> Information provided

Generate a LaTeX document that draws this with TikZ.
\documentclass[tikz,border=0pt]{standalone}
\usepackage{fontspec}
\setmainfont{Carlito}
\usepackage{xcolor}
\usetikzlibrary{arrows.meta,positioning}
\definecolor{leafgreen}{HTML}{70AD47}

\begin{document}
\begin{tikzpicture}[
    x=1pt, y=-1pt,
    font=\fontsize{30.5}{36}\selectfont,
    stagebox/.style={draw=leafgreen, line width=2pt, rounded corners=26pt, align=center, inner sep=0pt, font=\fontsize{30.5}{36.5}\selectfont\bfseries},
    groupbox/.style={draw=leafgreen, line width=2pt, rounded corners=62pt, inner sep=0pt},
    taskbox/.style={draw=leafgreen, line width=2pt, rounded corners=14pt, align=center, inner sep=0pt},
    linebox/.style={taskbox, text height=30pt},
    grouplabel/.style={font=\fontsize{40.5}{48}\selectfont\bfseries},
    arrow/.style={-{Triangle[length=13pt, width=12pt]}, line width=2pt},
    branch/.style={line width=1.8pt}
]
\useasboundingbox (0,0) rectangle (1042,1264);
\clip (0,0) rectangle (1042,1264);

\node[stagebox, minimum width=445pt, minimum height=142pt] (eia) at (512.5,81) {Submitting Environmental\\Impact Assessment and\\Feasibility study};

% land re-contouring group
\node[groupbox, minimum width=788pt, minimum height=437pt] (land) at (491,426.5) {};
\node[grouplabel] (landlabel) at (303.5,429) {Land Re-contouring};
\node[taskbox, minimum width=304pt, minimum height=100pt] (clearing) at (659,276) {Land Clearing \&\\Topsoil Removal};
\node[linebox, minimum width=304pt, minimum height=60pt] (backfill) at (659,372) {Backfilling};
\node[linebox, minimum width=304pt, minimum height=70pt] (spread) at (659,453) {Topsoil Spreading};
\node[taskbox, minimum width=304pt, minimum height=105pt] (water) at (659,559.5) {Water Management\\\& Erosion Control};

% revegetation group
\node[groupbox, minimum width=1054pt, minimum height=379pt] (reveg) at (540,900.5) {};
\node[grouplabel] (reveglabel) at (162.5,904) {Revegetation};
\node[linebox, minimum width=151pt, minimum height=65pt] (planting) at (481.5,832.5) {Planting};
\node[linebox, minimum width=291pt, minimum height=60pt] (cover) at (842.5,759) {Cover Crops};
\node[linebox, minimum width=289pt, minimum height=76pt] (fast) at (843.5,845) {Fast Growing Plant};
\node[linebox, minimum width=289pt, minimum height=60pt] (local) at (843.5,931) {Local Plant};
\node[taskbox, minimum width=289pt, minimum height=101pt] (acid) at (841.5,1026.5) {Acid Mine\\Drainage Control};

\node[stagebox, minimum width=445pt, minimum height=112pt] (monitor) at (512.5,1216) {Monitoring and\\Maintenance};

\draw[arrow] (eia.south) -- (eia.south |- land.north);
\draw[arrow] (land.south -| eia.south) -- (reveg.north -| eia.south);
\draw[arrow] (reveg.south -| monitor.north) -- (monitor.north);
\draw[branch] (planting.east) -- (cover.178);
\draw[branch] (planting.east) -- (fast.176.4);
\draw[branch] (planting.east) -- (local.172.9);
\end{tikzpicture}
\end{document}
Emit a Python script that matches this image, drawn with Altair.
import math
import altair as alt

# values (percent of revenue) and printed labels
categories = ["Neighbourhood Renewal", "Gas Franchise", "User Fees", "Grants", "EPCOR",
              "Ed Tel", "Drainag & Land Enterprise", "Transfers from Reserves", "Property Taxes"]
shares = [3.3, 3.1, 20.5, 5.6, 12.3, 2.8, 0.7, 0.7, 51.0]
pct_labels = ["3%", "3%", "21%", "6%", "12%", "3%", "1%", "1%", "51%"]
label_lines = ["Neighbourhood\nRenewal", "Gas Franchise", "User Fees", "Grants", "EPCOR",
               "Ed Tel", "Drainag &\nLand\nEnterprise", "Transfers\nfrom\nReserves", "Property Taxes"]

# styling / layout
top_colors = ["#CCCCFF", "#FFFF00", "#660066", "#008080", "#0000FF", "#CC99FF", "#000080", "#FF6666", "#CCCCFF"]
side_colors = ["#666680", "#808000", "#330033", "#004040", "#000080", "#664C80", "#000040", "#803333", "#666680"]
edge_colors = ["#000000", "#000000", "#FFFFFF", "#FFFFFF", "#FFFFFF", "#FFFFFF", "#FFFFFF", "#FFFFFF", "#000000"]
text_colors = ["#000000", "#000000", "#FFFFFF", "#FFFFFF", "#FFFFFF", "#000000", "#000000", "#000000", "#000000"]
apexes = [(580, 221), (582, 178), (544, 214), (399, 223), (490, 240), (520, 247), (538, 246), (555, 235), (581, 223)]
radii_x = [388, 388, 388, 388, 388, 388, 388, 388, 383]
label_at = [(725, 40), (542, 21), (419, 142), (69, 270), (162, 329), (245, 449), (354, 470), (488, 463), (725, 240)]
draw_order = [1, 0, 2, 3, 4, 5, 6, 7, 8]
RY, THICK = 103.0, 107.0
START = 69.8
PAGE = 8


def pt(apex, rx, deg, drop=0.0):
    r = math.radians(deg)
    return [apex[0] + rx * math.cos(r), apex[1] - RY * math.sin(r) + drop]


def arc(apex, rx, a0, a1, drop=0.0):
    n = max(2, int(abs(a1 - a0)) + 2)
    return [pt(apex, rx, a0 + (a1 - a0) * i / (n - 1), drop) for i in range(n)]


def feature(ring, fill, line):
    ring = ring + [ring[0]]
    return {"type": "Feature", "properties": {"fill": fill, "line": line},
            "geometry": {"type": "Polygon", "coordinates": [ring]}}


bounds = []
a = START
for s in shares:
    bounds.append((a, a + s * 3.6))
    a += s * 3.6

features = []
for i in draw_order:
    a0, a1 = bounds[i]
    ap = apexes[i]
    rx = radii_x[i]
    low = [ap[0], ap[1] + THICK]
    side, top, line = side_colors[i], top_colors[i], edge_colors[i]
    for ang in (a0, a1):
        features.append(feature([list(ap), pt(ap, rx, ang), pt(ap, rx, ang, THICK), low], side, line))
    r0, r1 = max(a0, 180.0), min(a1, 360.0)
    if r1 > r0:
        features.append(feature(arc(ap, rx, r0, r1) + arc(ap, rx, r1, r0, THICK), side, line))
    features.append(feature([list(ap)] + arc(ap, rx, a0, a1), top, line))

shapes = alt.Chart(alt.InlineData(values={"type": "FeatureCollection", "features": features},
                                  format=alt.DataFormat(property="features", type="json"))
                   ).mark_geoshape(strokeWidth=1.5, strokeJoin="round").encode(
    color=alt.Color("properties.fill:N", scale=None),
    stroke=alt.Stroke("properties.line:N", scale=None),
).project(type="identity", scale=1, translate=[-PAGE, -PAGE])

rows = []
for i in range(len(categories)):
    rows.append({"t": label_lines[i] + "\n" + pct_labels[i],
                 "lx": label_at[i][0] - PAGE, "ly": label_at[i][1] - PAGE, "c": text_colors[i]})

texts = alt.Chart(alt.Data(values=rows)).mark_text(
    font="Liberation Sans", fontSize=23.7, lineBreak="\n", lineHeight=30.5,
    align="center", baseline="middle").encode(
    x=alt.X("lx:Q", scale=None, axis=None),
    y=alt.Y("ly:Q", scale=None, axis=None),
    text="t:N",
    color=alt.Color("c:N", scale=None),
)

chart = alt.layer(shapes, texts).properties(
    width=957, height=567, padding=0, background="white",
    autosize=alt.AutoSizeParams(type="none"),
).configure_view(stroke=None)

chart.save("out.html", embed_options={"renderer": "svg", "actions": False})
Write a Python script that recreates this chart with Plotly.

> Directions for this task
Reproduce the records word for word.

> Reply
Generate a LaTeX document that draws this with TikZ.
\documentclass[tikz,border=0pt]{standalone}
\usepackage{fontspec}
\setmainfont{Carlito}
\usepackage{xcolor}
\usetikzlibrary{arrows.meta,positioning}
\definecolor{leafgreen}{HTML}{70AD47}

\begin{document}
\begin{tikzpicture}[
    x=1pt, y=-1pt,
    font=\fontsize{30.5}{36}\selectfont,
    stagebox/.style={draw=leafgreen, line width=2pt, rounded corners=26pt, align=center, inner sep=0pt, font=\fontsize{30.5}{36.5}\selectfont\bfseries},
    groupbox/.style={draw=leafgreen, line width=2pt, rounded corners=62pt, inner sep=0pt},
    taskbox/.style={draw=leafgreen, line width=2pt, rounded corners=14pt, align=center, inner sep=0pt},
    linebox/.style={taskbox, text height=30pt},
    grouplabel/.style={font=\fontsize{40.5}{48}\selectfont\bfseries},
    arrow/.style={-{Triangle[length=13pt, width=12pt]}, line width=2pt},
    branch/.style={line width=1.8pt}
]
\useasboundingbox (0,0) rectangle (1042,1264);
\clip (0,0) rectangle (1042,1264);

\node[stagebox, minimum width=445pt, minimum height=142pt] (eia) at (512.5,81) {Submitting Environmental\\Impact Assessment and\\Feasibility study};

% land re-contouring group
\node[groupbox, minimum width=788pt, minimum height=437pt] (land) at (491,426.5) {};
\node[grouplabel] (landlabel) at (303.5,429) {Land Re-contouring};
\node[taskbox, minimum width=304pt, minimum height=100pt] (clearing) at (659,276) {Land Clearing \&\\Topsoil Removal};
\node[linebox, minimum width=304pt, minimum height=60pt] (backfill) at (659,372) {Backfilling};
\node[linebox, minimum width=304pt, minimum height=70pt] (spread) at (659,453) {Topsoil Spreading};
\node[taskbox, minimum width=304pt, minimum height=105pt] (water) at (659,559.5) {Water Management\\\& Erosion Control};

% revegetation group
\node[groupbox, minimum width=1054pt, minimum height=379pt] (reveg) at (540,900.5) {};
\node[grouplabel] (reveglabel) at (162.5,904) {Revegetation};
\node[linebox, minimum width=151pt, minimum height=65pt] (planting) at (481.5,832.5) {Planting};
\node[linebox, minimum width=291pt, minimum height=60pt] (cover) at (842.5,759) {Cover Crops};
\node[linebox, minimum width=289pt, minimum height=76pt] (fast) at (843.5,845) {Fast Growing Plant};
\node[linebox, minimum width=289pt, minimum height=60pt] (local) at (843.5,931) {Local Plant};
\node[taskbox, minimum width=289pt, minimum height=101pt] (acid) at (841.5,1026.5) {Acid Mine\\Drainage Control};

\node[stagebox, minimum width=445pt, minimum height=112pt] (monitor) at (512.5,1216) {Monitoring and\\Maintenance};

\draw[arrow] (eia.south) -- (eia.south |- land.north);
\draw[arrow] (land.south -| eia.south) -- (reveg.north -| eia.south);
\draw[arrow] (reveg.south -| monitor.north) -- (monitor.north);
\draw[branch] (planting.east) -- (cover.178);
\draw[branch] (planting.east) -- (fast.176.4);
\draw[branch] (planting.east) -- (local.172.9);
\end{tikzpicture}
\end{document}
Emit a Python script that matches this image, drawn with Altair.
import math
import altair as alt

# values (percent of revenue) and printed labels
categories = ["Neighbourhood Renewal", "Gas Franchise", "User Fees", "Grants", "EPCOR",
              "Ed Tel", "Drainag & Land Enterprise", "Transfers from Reserves", "Property Taxes"]
shares = [3.3, 3.1, 20.5, 5.6, 12.3, 2.8, 0.7, 0.7, 51.0]
pct_labels = ["3%", "3%", "21%", "6%", "12%", "3%", "1%", "1%", "51%"]
label_lines = ["Neighbourhood\nRenewal", "Gas Franchise", "User Fees", "Grants", "EPCOR",
               "Ed Tel", "Drainag &\nLand\nEnterprise", "Transfers\nfrom\nReserves", "Property Taxes"]

# styling / layout
top_colors = ["#CCCCFF", "#FFFF00", "#660066", "#008080", "#0000FF", "#CC99FF", "#000080", "#FF6666", "#CCCCFF"]
side_colors = ["#666680", "#808000", "#330033", "#004040", "#000080", "#664C80", "#000040", "#803333", "#666680"]
edge_colors = ["#000000", "#000000", "#FFFFFF", "#FFFFFF", "#FFFFFF", "#FFFFFF", "#FFFFFF", "#FFFFFF", "#000000"]
text_colors = ["#000000", "#000000", "#FFFFFF", "#FFFFFF", "#FFFFFF", "#000000", "#000000", "#000000", "#000000"]
apexes = [(580, 221), (582, 178), (544, 214), (399, 223), (490, 240), (520, 247), (538, 246), (555, 235), (581, 223)]
radii_x = [388, 388, 388, 388, 388, 388, 388, 388, 383]
label_at = [(725, 40), (542, 21), (419, 142), (69, 270), (162, 329), (245, 449), (354, 470), (488, 463), (725, 240)]
draw_order = [1, 0, 2, 3, 4, 5, 6, 7, 8]
RY, THICK = 103.0, 107.0
START = 69.8
PAGE = 8


def pt(apex, rx, deg, drop=0.0):
    r = math.radians(deg)
    return [apex[0] + rx * math.cos(r), apex[1] - RY * math.sin(r) + drop]


def arc(apex, rx, a0, a1, drop=0.0):
    n = max(2, int(abs(a1 - a0)) + 2)
    return [pt(apex, rx, a0 + (a1 - a0) * i / (n - 1), drop) for i in range(n)]


def feature(ring, fill, line):
    ring = ring + [ring[0]]
    return {"type": "Feature", "properties": {"fill": fill, "line": line},
            "geometry": {"type": "Polygon", "coordinates": [ring]}}


bounds = []
a = START
for s in shares:
    bounds.append((a, a + s * 3.6))
    a += s * 3.6

features = []
for i in draw_order:
    a0, a1 = bounds[i]
    ap = apexes[i]
    rx = radii_x[i]
    low = [ap[0], ap[1] + THICK]
    side, top, line = side_colors[i], top_colors[i], edge_colors[i]
    for ang in (a0, a1):
        features.append(feature([list(ap), pt(ap, rx, ang), pt(ap, rx, ang, THICK), low], side, line))
    r0, r1 = max(a0, 180.0), min(a1, 360.0)
    if r1 > r0:
        features.append(feature(arc(ap, rx, r0, r1) + arc(ap, rx, r1, r0, THICK), side, line))
    features.append(feature([list(ap)] + arc(ap, rx, a0, a1), top, line))

shapes = alt.Chart(alt.InlineData(values={"type": "FeatureCollection", "features": features},
                                  format=alt.DataFormat(property="features", type="json"))
                   ).mark_geoshape(strokeWidth=1.5, strokeJoin="round").encode(
    color=alt.Color("properties.fill:N", scale=None),
    stroke=alt.Stroke("properties.line:N", scale=None),
).project(type="identity", scale=1, translate=[-PAGE, -PAGE])

rows = []
for i in range(len(categories)):
    rows.append({"t": label_lines[i] + "\n" + pct_labels[i],
                 "lx": label_at[i][0] - PAGE, "ly": label_at[i][1] - PAGE, "c": text_colors[i]})

texts = alt.Chart(alt.Data(values=rows)).mark_text(
    font="Liberation Sans", fontSize=23.7, lineBreak="\n", lineHeight=30.5,
    align="center", baseline="middle").encode(
    x=alt.X("lx:Q", scale=None, axis=None),
    y=alt.Y("ly:Q", scale=None, axis=None),
    text="t:N",
    color=alt.Color("c:N", scale=None),
)

chart = alt.layer(shapes, texts).properties(
    width=957, height=567, padding=0, background="white",
    autosize=alt.AutoSizeParams(type="none"),
).configure_view(stroke=None)

chart.save("out.html", embed_options={"renderer": "svg", "actions": False})
Write a Python script that recreates this chart with Plotly.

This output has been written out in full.